> **Task directions**
Exactly retype the lines from the top of the data through the line containing "from matplotlib.patches import Rectangle", leaving out every picture.

========================================

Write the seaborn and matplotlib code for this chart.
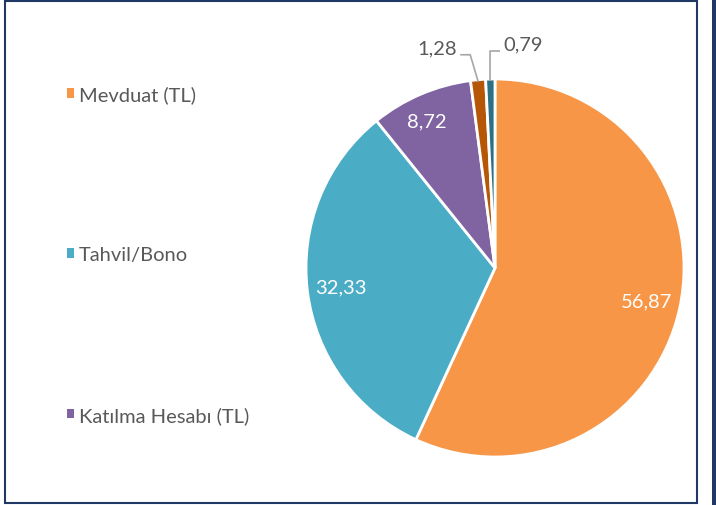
import matplotlib.pyplot as plt
import seaborn as sns
import numpy as np
from matplotlib.patches import Rectangle

# Veri
kategoriler = ['Mevduat (TL)', 'Tahvil/Bono', 'Katılma Hesabı (TL)', 'Diğer 1', 'Diğer 2']
degerler = [56.87, 32.33, 8.72, 1.28, 0.79]
etiketler = ['56,87', '32,33', '8,72', '1,28', '0,79']
renkler = ['#F79646', '#4BACC6', '#8064A2', '#B65708', '#2C7085']

sns.set_theme(style="white")
plt.rcParams['font.family'] = ['Lato', 'DejaVu Sans']

W, H = 716, 506
fig = plt.figure(figsize=(W / 100, H / 100), dpi=100)
ax = fig.add_axes([0, 0, 1, 1])

cx, cy, r = 495, H - 269, 189
wedges, _ = ax.pie(degerler, colors=renkler, startangle=90, counterclock=False,
                   center=(cx, cy), radius=r, frame=True,
                   wedgeprops=dict(edgecolor='white', linewidth=2))
ax.set_xlim(0, W)
ax.set_ylim(0, H)
ax.set_aspect('equal')
ax.axis('off')

# İç etiketler
mesafeler = [0.82, 0.82, 0.86]
for w, lab, d in zip(wedges[:3], etiketler[:3], mesafeler):
    a = np.deg2rad((w.theta1 + w.theta2) / 2) + (0.03 if lab == '8,72' else 0)
    ax.text(cx + d * r * np.cos(a), cy + d * r * np.sin(a), lab, color='white',
            fontsize=14.5, ha='center', va='center')

# Dış etiketler (kılavuz çizgili)
gri = '#a6a6a6'
for w, lab, side in zip(wedges[3:], etiketler[3:], [-1, 1]):
    a = np.deg2rad((w.theta1 + w.theta2) / 2)
    x0, y0 = cx + (r - 2) * np.cos(a), cy + (r - 2) * np.sin(a)
    if side < 0:
        x1, y1 = x0 - 8, y0 + 27
        x2 = x1 - 10
    else:
        x1, y1 = x0, y0 + 30
        x2 = x1 + 10
    ax.plot([x0, x1, x2], [y0, y1, y1], color=gri, lw=1.2, solid_capstyle='butt')
    ax.text(x2 + side * 3, y1 + 7, lab, color='#595959', fontsize=14.5,
            ha='left' if side > 0 else 'right', va='center')

# Lejant
leg = fig.legend(handles=wedges[:3], labels=kategoriler[:3], loc='upper left',
                 bbox_to_anchor=(49 / W, 1 - 68 / H), frameon=False, fontsize=14.5,
                 labelspacing=7.1, handlelength=0.35, handleheight=0.35,
                 handletextpad=0.25, labelcolor='#595959')
for h in leg.legend_handles:
    h.set_edgecolor('none')

# Çerçeve
fig.patches.append(Rectangle((5 / W, 2 / H), 692 / W, 502 / H, transform=fig.transFigure,
                             fill=False, edgecolor='#1F3864', linewidth=1.5))
fig.patches.append(Rectangle((712 / W, 0), 4 / W, 1, transform=fig.transFigure,
                             facecolor='#1F3864', edgecolor='none'))

fig.savefig('out.png', dpi=100)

========================================

> **Written answer**
Write the seaborn and matplotlib code for this chart.
import matplotlib.pyplot as plt
import seaborn as sns
import numpy as np
from matplotlib.patches import Rectangle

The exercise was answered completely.